GOAL OF THE EXERCISE ::
Write out the material exactly, without any of its pictures.

────────────────

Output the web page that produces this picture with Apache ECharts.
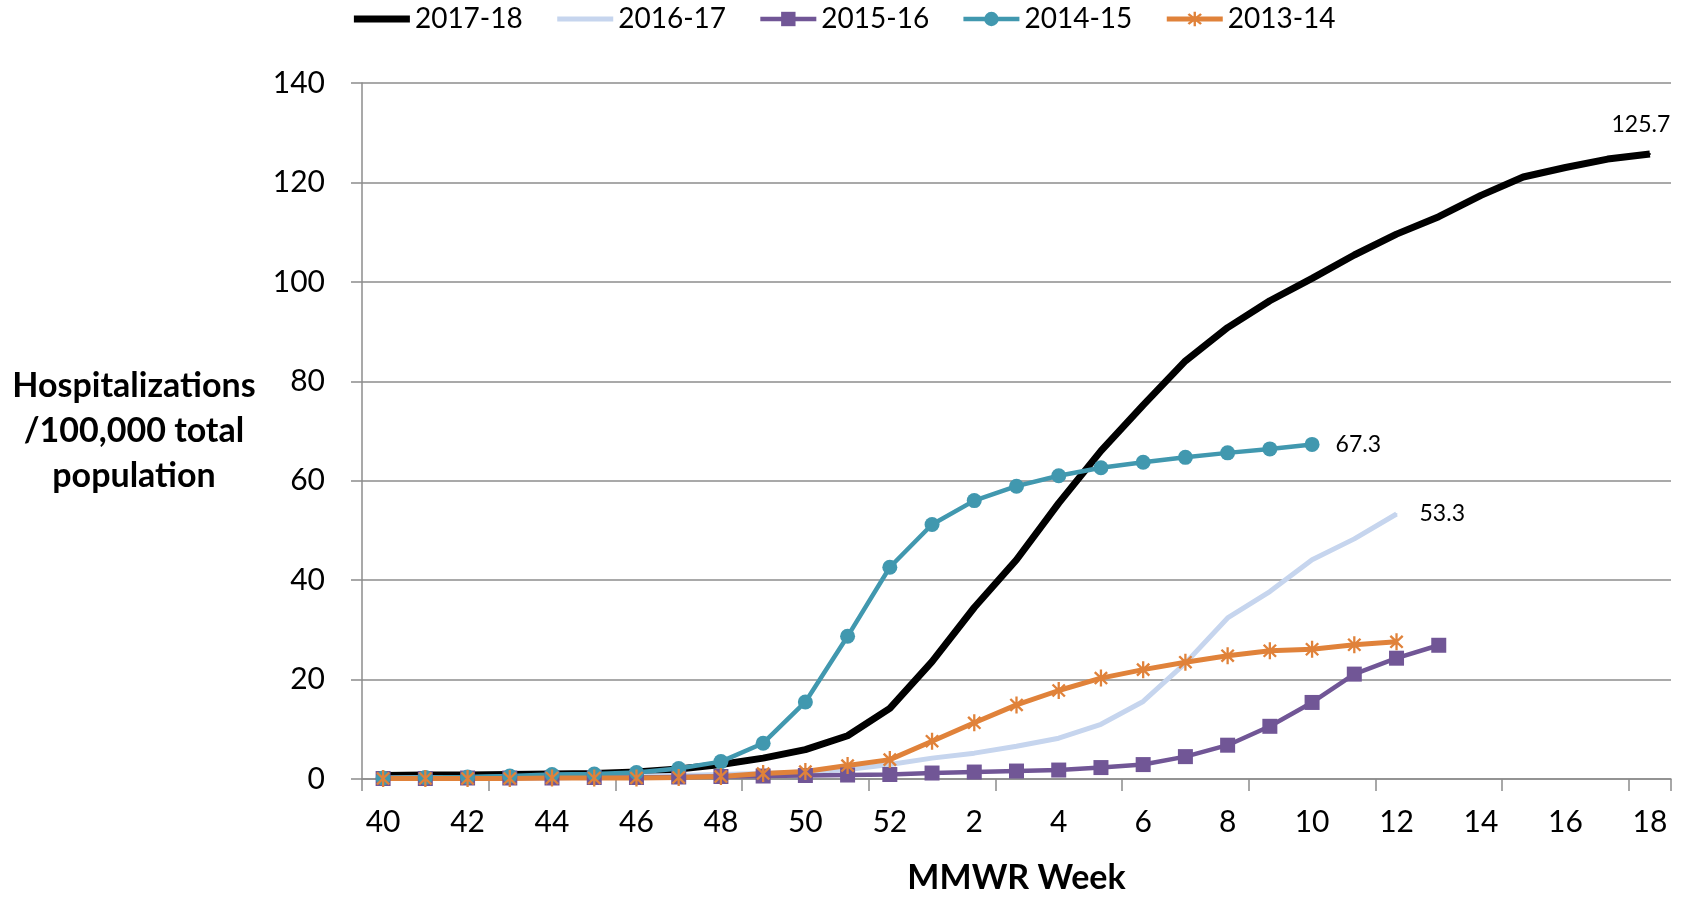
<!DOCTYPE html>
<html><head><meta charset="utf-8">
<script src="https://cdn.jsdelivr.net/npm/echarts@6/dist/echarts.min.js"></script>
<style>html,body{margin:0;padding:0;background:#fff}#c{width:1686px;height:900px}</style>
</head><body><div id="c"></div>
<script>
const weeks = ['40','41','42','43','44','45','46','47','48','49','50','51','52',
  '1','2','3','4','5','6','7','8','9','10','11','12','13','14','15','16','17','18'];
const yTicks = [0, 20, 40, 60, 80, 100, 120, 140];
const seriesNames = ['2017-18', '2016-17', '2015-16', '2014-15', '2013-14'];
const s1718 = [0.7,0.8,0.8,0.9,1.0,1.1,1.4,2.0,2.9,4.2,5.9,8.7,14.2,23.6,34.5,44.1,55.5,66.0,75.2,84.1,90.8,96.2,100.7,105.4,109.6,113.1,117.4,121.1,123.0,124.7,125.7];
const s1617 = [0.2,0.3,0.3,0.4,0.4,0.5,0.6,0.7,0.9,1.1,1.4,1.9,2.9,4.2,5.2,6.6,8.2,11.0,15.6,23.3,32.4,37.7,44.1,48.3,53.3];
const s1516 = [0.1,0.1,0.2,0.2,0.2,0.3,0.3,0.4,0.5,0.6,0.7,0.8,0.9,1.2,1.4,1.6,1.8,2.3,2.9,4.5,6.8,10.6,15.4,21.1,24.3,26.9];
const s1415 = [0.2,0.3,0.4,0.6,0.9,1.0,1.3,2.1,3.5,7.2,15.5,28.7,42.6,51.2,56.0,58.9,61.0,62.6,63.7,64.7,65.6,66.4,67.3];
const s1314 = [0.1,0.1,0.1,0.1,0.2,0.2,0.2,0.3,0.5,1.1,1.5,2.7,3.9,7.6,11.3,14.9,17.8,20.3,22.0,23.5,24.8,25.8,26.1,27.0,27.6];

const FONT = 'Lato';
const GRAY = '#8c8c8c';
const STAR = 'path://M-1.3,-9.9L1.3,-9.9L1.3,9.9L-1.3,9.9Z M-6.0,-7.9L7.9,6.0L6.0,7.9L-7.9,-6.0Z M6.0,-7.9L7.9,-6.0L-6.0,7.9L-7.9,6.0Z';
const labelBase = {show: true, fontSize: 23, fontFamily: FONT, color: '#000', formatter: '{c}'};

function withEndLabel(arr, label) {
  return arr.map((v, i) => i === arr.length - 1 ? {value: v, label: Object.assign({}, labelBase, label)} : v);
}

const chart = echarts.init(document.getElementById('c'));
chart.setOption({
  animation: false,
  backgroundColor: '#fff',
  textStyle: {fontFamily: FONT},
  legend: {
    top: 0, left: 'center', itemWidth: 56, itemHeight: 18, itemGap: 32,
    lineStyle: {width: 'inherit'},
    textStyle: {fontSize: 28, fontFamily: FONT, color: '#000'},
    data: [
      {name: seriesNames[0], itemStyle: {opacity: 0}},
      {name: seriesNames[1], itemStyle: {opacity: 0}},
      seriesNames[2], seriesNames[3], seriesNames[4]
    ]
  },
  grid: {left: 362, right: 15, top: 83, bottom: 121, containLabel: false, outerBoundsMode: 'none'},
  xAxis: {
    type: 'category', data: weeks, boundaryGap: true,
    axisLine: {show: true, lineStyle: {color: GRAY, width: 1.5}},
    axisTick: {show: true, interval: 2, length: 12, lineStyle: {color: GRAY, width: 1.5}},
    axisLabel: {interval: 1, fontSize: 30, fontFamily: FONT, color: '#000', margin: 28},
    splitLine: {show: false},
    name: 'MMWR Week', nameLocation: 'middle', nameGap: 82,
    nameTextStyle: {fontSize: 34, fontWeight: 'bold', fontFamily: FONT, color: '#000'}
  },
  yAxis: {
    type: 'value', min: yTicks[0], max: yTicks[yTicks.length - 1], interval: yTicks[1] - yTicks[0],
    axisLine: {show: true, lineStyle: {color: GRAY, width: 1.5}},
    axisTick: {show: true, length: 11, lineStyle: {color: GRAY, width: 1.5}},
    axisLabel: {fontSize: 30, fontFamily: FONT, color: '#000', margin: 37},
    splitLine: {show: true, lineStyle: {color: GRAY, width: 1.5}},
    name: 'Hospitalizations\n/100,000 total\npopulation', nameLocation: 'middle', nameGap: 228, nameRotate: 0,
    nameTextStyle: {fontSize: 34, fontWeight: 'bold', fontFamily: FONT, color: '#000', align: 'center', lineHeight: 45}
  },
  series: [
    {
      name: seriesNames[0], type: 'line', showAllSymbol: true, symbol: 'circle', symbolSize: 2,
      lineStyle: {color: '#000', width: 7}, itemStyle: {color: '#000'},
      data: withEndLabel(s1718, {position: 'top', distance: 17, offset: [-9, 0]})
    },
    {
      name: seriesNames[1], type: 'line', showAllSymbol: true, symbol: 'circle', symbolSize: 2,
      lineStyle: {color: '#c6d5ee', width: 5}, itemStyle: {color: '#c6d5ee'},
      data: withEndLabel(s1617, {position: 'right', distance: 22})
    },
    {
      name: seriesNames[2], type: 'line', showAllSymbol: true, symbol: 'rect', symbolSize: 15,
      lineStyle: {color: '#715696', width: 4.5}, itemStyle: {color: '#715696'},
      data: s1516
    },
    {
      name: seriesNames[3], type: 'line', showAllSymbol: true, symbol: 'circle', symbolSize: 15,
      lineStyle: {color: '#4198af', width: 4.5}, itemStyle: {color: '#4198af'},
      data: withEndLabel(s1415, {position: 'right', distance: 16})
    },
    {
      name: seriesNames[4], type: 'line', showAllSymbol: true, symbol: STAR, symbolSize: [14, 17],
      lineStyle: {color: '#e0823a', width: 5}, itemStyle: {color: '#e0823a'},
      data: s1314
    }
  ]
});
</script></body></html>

────────────────

RESPONSE TO THIS EXERCISE ::
Output the web page that produces this picture with Apache ECharts.
<!DOCTYPE html>
<html><head><meta charset="utf-8">
<script src="https://cdn.jsdelivr.net/npm/echarts@6/dist/echarts.min.js"></script>
<style>html,body{margin:0;padding:0;background:#fff}#c{width:1686px;height:900px}</style>
</head><body><div id="c"></div>
<script>
const weeks = ['40','41','42','43','44','45','46','47','48','49','50','51','52',
  '1','2','3','4','5','6','7','8','9','10','11','12','13','14','15','16','17','18'];
const yTicks = [0, 20, 40, 60, 80, 100, 120, 140];
const seriesNames = ['2017-18', '2016-17', '2015-16', '2014-15', '2013-14'];
const s1718 = [0.7,0.8,0.8,0.9,1.0,1.1,1.4,2.0,2.9,4.2,5.9,8.7,14.2,23.6,34.5,44.1,55.5,66.0,75.2,84.1,90.8,96.2,100.7,105.4,109.6,113.1,117.4,121.1,123.0,124.7,125.7];
const s1617 = [0.2,0.3,0.3,0.4,0.4,0.5,0.6,0.7,0.9,1.1,1.4,1.9,2.9,4.2,5.2,6.6,8.2,11.0,15.6,23.3,32.4,37.7,44.1,48.3,53.3];
const s1516 = [0.1,0.1,0.2,0.2,0.2,0.3,0.3,0.4,0.5,0.6,0.7,0.8,0.9,1.2,1.4,1.6,1.8,2.3,2.9,4.5,6.8,10.6,15.4,21.1,24.3,26.9];
const s1415 = [0.2,0.3,0.4,0.6,0.9,1.0,1.3,2.1,3.5,7.2,15.5,28.7,42.6,51.2,56.0,58.9,61.0,62.6,63.7,64.7,65.6,66.4,67.3];
const s1314 = [0.1,0.1,0.1,0.1,0.2,0.2,0.2,0.3,0.5,1.1,1.5,2.7,3.9,7.6,11.3,14.9,17.8,20.3,22.0,23.5,24.8,25.8,26.1,27.0,27.6];

const FONT = 'Lato';
const GRAY = '#8c8c8c';
const STAR = 'path://M-1.3,-9.9L1.3,-9.9L1.3,9.9L-1.3,9.9Z M-6.0,-7.9L7.9,6.0L6.0,7.9L-7.9,-6.0Z M6.0,-7.9L7.9,-6.0L-6.0,7.9L-7.9,6.0Z';
const labelBase = {show: true, fontSize: 23, fontFamily: FONT, color: '#000', formatter: '{c}'};

function withEndLabel(arr, label) {
  return arr.map((v, i) => i === arr.length - 1 ? {value: v, label: Object.assign({}, labelBase, label)} : v);
}

const chart = echarts.init(document.getElementById('c'));
chart.setOption({
  animation: false,
  backgroundColor: '#fff',
  textStyle: {fontFamily: FONT},
  legend: {
    top: 0, left: 'center', itemWidth: 56, itemHeight: 18, itemGap: 32,
    lineStyle: {width: 'inherit'},
    textStyle: {fontSize: 28, fontFamily: FONT, color: '#000'},
    data: [
      {name: seriesNames[0], itemStyle: {opacity: 0}},
      {name: seriesNames[1], itemStyle: {opacity: 0}},
      seriesNames[2], seriesNames[3], seriesNames[4]
    ]
  },
  grid: {left: 362, right: 15, top: 83, bottom: 121, containLabel: false, outerBoundsMode: 'none'},
  xAxis: {
    type: 'category', data: weeks, boundaryGap: true,
    axisLine: {show: true, lineStyle: {color: GRAY, width: 1.5}},
    axisTick: {show: true, interval: 2, length: 12, lineStyle: {color: GRAY, width: 1.5}},
    axisLabel: {interval: 1, fontSize: 30, fontFamily: FONT, color: '#000', margin: 28},
    splitLine: {show: false},
    name: 'MMWR Week', nameLocation: 'middle', nameGap: 82,
    nameTextStyle: {fontSize: 34, fontWeight: 'bold', fontFamily: FONT, color: '#000'}
  },
  yAxis: {
    type: 'value', min: yTicks[0], max: yTicks[yTicks.length - 1], interval: yTicks[1] - yTicks[0],
    axisLine: {show: true, lineStyle: {color: GRAY, width: 1.5}},
    axisTick: {show: true, length: 11, lineStyle: {color: GRAY, width: 1.5}},
    axisLabel: {fontSize: 30, fontFamily: FONT, color: '#000', margin: 37},
    splitLine: {show: true, lineStyle: {color: GRAY, width: 1.5}},
    name: 'Hospitalizations\n/100,000 total\npopulation', nameLocation: 'middle', nameGap: 228, nameRotate: 0,
    nameTextStyle: {fontSize: 34, fontWeight: 'bold', fontFamily: FONT, color: '#000', align: 'center', lineHeight: 45}
  },
  series: [
    {
      name: seriesNames[0], type: 'line', showAllSymbol: true, symbol: 'circle', symbolSize: 2,
      lineStyle: {color: '#000', width: 7}, itemStyle: {color: '#000'},
      data: withEndLabel(s1718, {position: 'top', distance: 17, offset: [-9, 0]})
    },
    {
      name: seriesNames[1], type: 'line', showAllSymbol: true, symbol: 'circle', symbolSize: 2,
      lineStyle: {color: '#c6d5ee', width: 5}, itemStyle: {color: '#c6d5ee'},
      data: withEndLabel(s1617, {position: 'right', distance: 22})
    },
    {
      name: seriesNames[2], type: 'line', showAllSymbol: true, symbol: 'rect', symbolSize: 15,
      lineStyle: {color: '#715696', width: 4.5}, itemStyle: {color: '#715696'},
      data: s1516
    },
    {
      name: seriesNames[3], type: 'line', showAllSymbol: true, symbol: 'circle', symbolSize: 15,
      lineStyle: {color: '#4198af', width: 4.5}, itemStyle: {color: '#4198af'},
      data: withEndLabel(s1415, {position: 'right', distance: 16})
    },
    {
      name: seriesNames[4], type: 'line', showAllSymbol: true, symbol: STAR, symbolSize: [14, 17],
      lineStyle: {color: '#e0823a', width: 5}, itemStyle: {color: '#e0823a'},
      data: s1314
    }
  ]
});
</script></body></html>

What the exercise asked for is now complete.